— start of Input data —

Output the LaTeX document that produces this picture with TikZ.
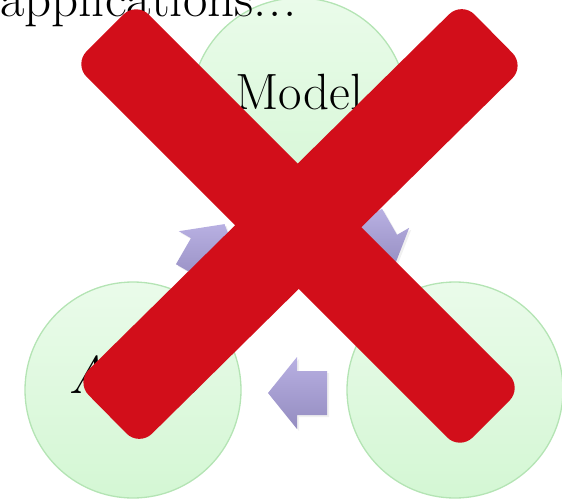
\documentclass[tikz,border=0pt]{standalone}
\usetikzlibrary{calc,shadows}
\definecolor{xred}{RGB}{210,14,26}
\definecolor{circtop}{RGB}{234,251,234}
\definecolor{circbot}{RGB}{212,247,212}
\definecolor{circline}{RGB}{180,228,180}
\definecolor{arrtop}{RGB}{184,176,226}
\definecolor{arrbot}{RGB}{148,140,192}
\tikzset{
  cyclecirc/.style={circle, minimum size=216pt, inner sep=0pt, draw=circline, line width=1.3pt,
    top color=circtop, bottom color=circbot, text height=0.69em, text depth=0pt,
    font=\fontsize{51}{57}\selectfont},
  blockarrow/.style={top color=arrtop, bottom color=arrbot, draw=none,
    drop shadow={opacity=0.12, shadow xshift=2pt, shadow yshift=-2pt}},
  crossbar/.style={fill=xred, rounded corners=18pt}
}
\begin{document}
\begin{tikzpicture}[x=1pt,y=-1pt]
\useasboundingbox (0,0) rectangle (562,503);
% circles
\node[cyclecirc] (model) at (299,106) {Model};
\node[cyclecirc, font=\fontsize{53}{59}\selectfont\itshape] (agent) at (133,390) {Agent};
\node[cyclecirc] (env) at (455,390) {};
% block arrows (clockwise cycle)
\path[blockarrow] (268,393) -- (297,357) -- (297,371) -- (327,371) -- (327,415) -- (297,415) -- (297,429) -- cycle;
\path[blockarrow] (224.5,224.1) -- (241.2,267.2) -- (229.1,260.2) -- (214.05,286.2) -- (175.95,264.2) -- (190.95,238.2) -- (178.8,231.2) -- cycle;
\path[blockarrow] (392.5,270.9) -- (346.8,263.8) -- (358.95,256.8) -- (343.95,230.8) -- (382.05,208.8) -- (397.05,234.8) -- (409.2,227.8) -- cycle;
% heading text
\node[anchor=base west, inner sep=0pt, font=\fontsize{53}{60}\selectfont] (title) at (0,17) {applications.\kern2pt.\kern2pt.};
% red cross
\begin{scope}[shift={(298,226)}, rotate=-45]
  \path[crossbar] (-273,-44) rectangle (273,44);
\end{scope}
\begin{scope}[shift={(300.5,224)}, rotate=44.6]
  \path[crossbar] (-271,-45) rectangle (271,45);
\end{scope}
\end{tikzpicture}
\end{document}
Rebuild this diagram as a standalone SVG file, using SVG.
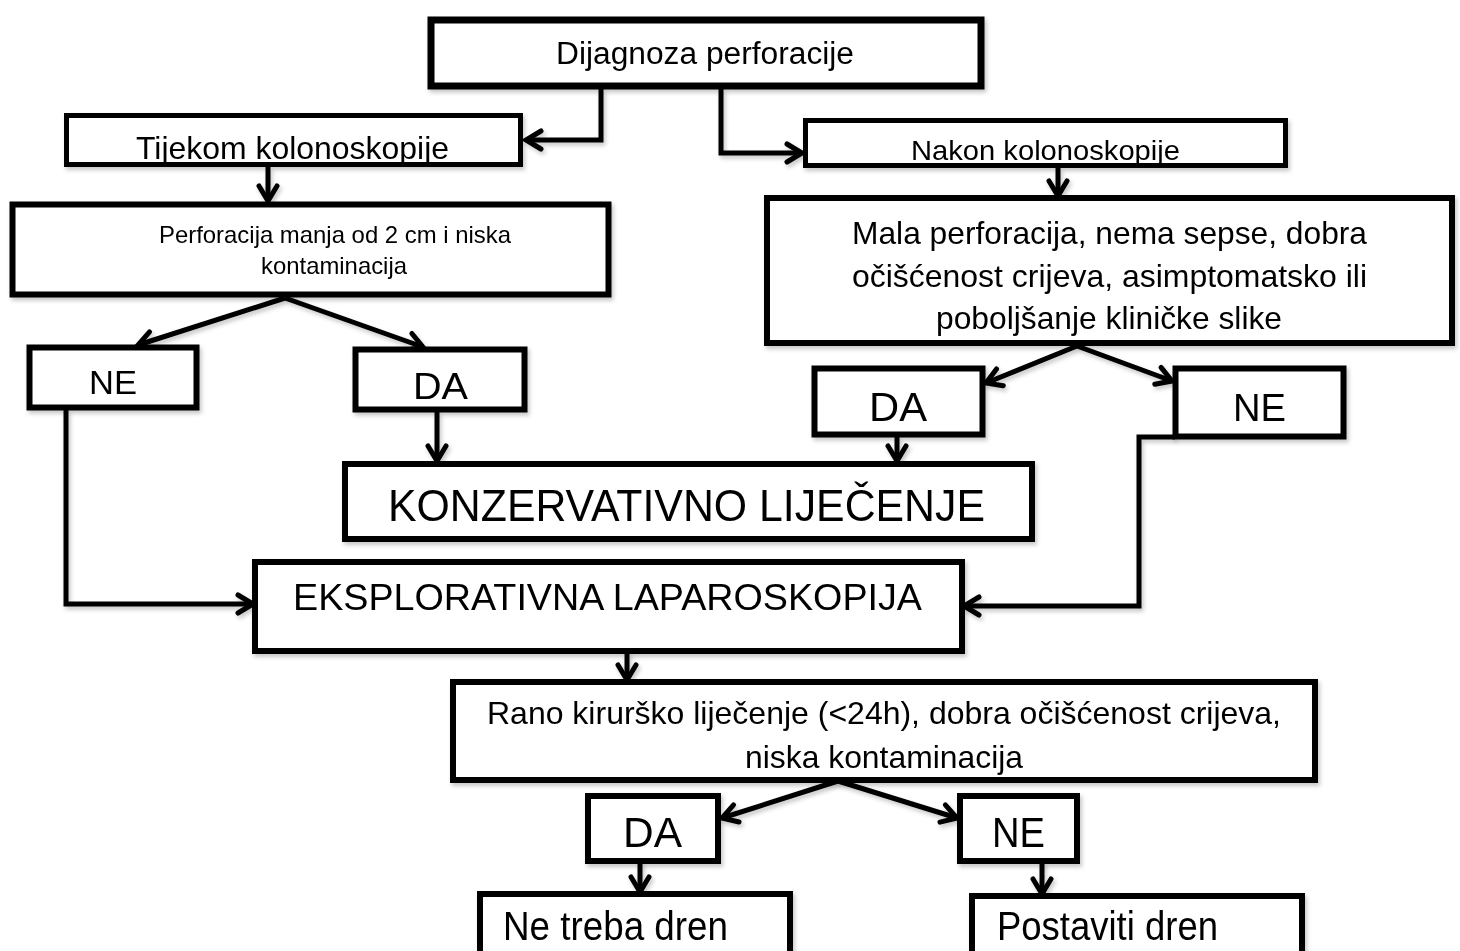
<svg xmlns="http://www.w3.org/2000/svg" width="1460" height="951" viewBox="0 0 1460 951">
<style>
.box{fill:#fff;stroke:#000;stroke-width:6}
.thin{stroke-width:5}
.t{font-family:"Liberation Sans",Arial,sans-serif;fill:#000}
.c{fill:none;stroke:#000;stroke-width:5;stroke-linejoin:miter}
</style>
<defs>
<filter id="sh" x="-5%" y="-5%" width="115%" height="130%">
<feDropShadow dx="2" dy="3" stdDeviation="2" flood-color="#000" flood-opacity="0.22"/>
</filter>
<marker id="a" markerUnits="userSpaceOnUse" viewBox="0 0 24 24" refX="20" refY="12" markerWidth="24" markerHeight="24" orient="auto">
<path d="M5,3 L20,12 L5,21" fill="none" stroke="#000" stroke-width="5" stroke-linecap="round" stroke-linejoin="miter"/>
</marker>
<clipPath id="cl2"><rect x="69" y="118" width="449" height="45"/></clipPath>
<clipPath id="cl3"><rect x="808" y="123" width="475" height="41"/></clipPath>
<clipPath id="clR"><rect x="456" y="685" width="856" height="92"/></clipPath>
</defs>
<rect width="1460" height="951" fill="#fff"/>

<g id="connectors" filter="url(#sh)">
<path class="c" d="M601,89 V140 H526" marker-end="url(#a)"/>
<path class="c" d="M721,89 V153 H802" marker-end="url(#a)"/>
<path class="c" d="M268,167 V201" marker-end="url(#a)"/>
<path class="c" d="M1058,168 V196" marker-end="url(#a)"/>
<path class="c" d="M285,298 L138,345" marker-end="url(#a)"/>
<path class="c" d="M285,298 L423,347" marker-end="url(#a)"/>
<path class="c" d="M1077,346 L986,383" marker-end="url(#a)"/>
<path class="c" d="M1077,346 L1172,381" marker-end="url(#a)"/>
<path class="c" d="M437,412 V461" marker-end="url(#a)"/>
<path class="c" d="M897,437 V461" marker-end="url(#a)"/>
<path class="c" d="M66,410 V604 H253" marker-end="url(#a)"/>
<path class="c" d="M1175,437 H1139 V606 H964" marker-end="url(#a)"/>
<path class="c" d="M627,652 V680" marker-end="url(#a)"/>
<path class="c" d="M838,781 L722,818" marker-end="url(#a)"/>
<path class="c" d="M838,781 L957,818" marker-end="url(#a)"/>
<path class="c" d="M640,862 V892" marker-end="url(#a)"/>
<path class="c" d="M1042,862 V894" marker-end="url(#a)"/>
</g>

<g id="n1" filter="url(#sh)">
<rect class="box" x="431" y="20" width="550" height="66" style="stroke-width:7"/>
<text class="t" x="556" y="64" font-size="31" textLength="298" lengthAdjust="spacingAndGlyphs">Dijagnoza perforacije</text>
</g>
<g id="n2" filter="url(#sh)">
<rect class="box thin" x="66.5" y="115.5" width="454" height="49"/>
<text class="t" x="136" y="159" font-size="32" textLength="313" lengthAdjust="spacingAndGlyphs" clip-path="url(#cl2)">Tijekom kolonoskopije</text>
</g>
<g id="n3" filter="url(#sh)">
<rect class="box thin" x="805.5" y="120.5" width="480" height="45"/>
<text class="t" x="911" y="160" font-size="28" textLength="269" lengthAdjust="spacingAndGlyphs" clip-path="url(#cl3)">Nakon kolonoskopije</text>
</g>
<g id="n4" filter="url(#sh)">
<rect class="box" x="12.5" y="204.5" width="596" height="90"/>
<text class="t" x="159" y="243" font-size="24" textLength="352" lengthAdjust="spacingAndGlyphs">Perforacija manja od 2 cm i niska</text>
<text class="t" x="261" y="274" font-size="24" textLength="146" lengthAdjust="spacingAndGlyphs">kontaminacija</text>
</g>
<g id="n5" filter="url(#sh)">
<rect class="box" x="767" y="198" width="685" height="145"/>
<text class="t" x="852" y="244" font-size="31.5" textLength="515" lengthAdjust="spacingAndGlyphs">Mala perforacija, nema sepse, dobra</text>
<text class="t" x="852" y="287" font-size="31.5" textLength="515" lengthAdjust="spacingAndGlyphs">očišćenost crijeva, asimptomatsko ili</text>
<text class="t" x="936" y="329" font-size="31.5" textLength="346" lengthAdjust="spacingAndGlyphs">poboljšanje kliničke slike</text>
</g>
<g id="n6" filter="url(#sh)">
<rect class="box" x="29.5" y="347.5" width="167" height="60"/>
<text class="t" x="89" y="394" font-size="33" textLength="48" lengthAdjust="spacingAndGlyphs">NE</text>
</g>
<g id="n7" filter="url(#sh)">
<rect class="box" x="355.5" y="349.5" width="169" height="60"/>
<text class="t" x="413" y="399" font-size="37" textLength="55" lengthAdjust="spacingAndGlyphs">DA</text>
</g>
<g id="n8" filter="url(#sh)">
<rect class="box" x="814.5" y="368.5" width="168" height="66"/>
<text class="t" x="869" y="421" font-size="40" textLength="58" lengthAdjust="spacingAndGlyphs">DA</text>
</g>
<g id="n9" filter="url(#sh)">
<rect class="box" x="1175.5" y="368.5" width="168" height="68"/>
<text class="t" x="1233" y="421" font-size="39" textLength="53" lengthAdjust="spacingAndGlyphs">NE</text>
</g>
<g id="n10" filter="url(#sh)">
<rect class="box" x="345" y="464" width="687" height="75"/>
<text class="t" x="388" y="521" font-size="45" textLength="597" lengthAdjust="spacingAndGlyphs">KONZERVATIVNO LIJEČENJE</text>
</g>
<g id="n11" filter="url(#sh)">
<rect class="box" x="255" y="562" width="707" height="89"/>
<text class="t" x="293" y="610" font-size="36" textLength="629" lengthAdjust="spacingAndGlyphs">EKSPLORATIVNA LAPAROSKOPIJA</text>
</g>
<g id="n12" filter="url(#sh)">
<rect class="box" x="453" y="682" width="862" height="98"/>
<text class="t" x="487" y="724" font-size="32" textLength="794" lengthAdjust="spacingAndGlyphs">Rano kirurško liječenje (&lt;24h), dobra očišćenost crijeva,</text>
<text class="t" x="745" y="768" font-size="32" textLength="278" lengthAdjust="spacingAndGlyphs" clip-path="url(#clR)">niska kontaminacija</text>
</g>
<g id="n13" filter="url(#sh)">
<rect class="box" x="588" y="796" width="130" height="65"/>
<text class="t" x="623" y="847" font-size="42" textLength="59" lengthAdjust="spacingAndGlyphs">DA</text>
</g>
<g id="n14" filter="url(#sh)">
<rect class="box" x="960" y="796" width="117" height="65"/>
<text class="t" x="992" y="847" font-size="42" textLength="53" lengthAdjust="spacingAndGlyphs">NE</text>
</g>
<g id="n15" filter="url(#sh)">
<rect class="box" x="480" y="894" width="310" height="80"/>
<text class="t" x="503" y="940" font-size="40" textLength="225" lengthAdjust="spacingAndGlyphs">Ne treba dren</text>
</g>
<g id="n16" filter="url(#sh)">
<rect class="box" x="972" y="896" width="330" height="80"/>
<text class="t" x="997" y="940" font-size="40" textLength="221" lengthAdjust="spacingAndGlyphs">Postaviti dren</text>
</g>
</svg>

— end of Input data —

**Aim of the exercise**
Your answer should be a single number: the count of lines holding the word "standalone".

**Result of the task**
2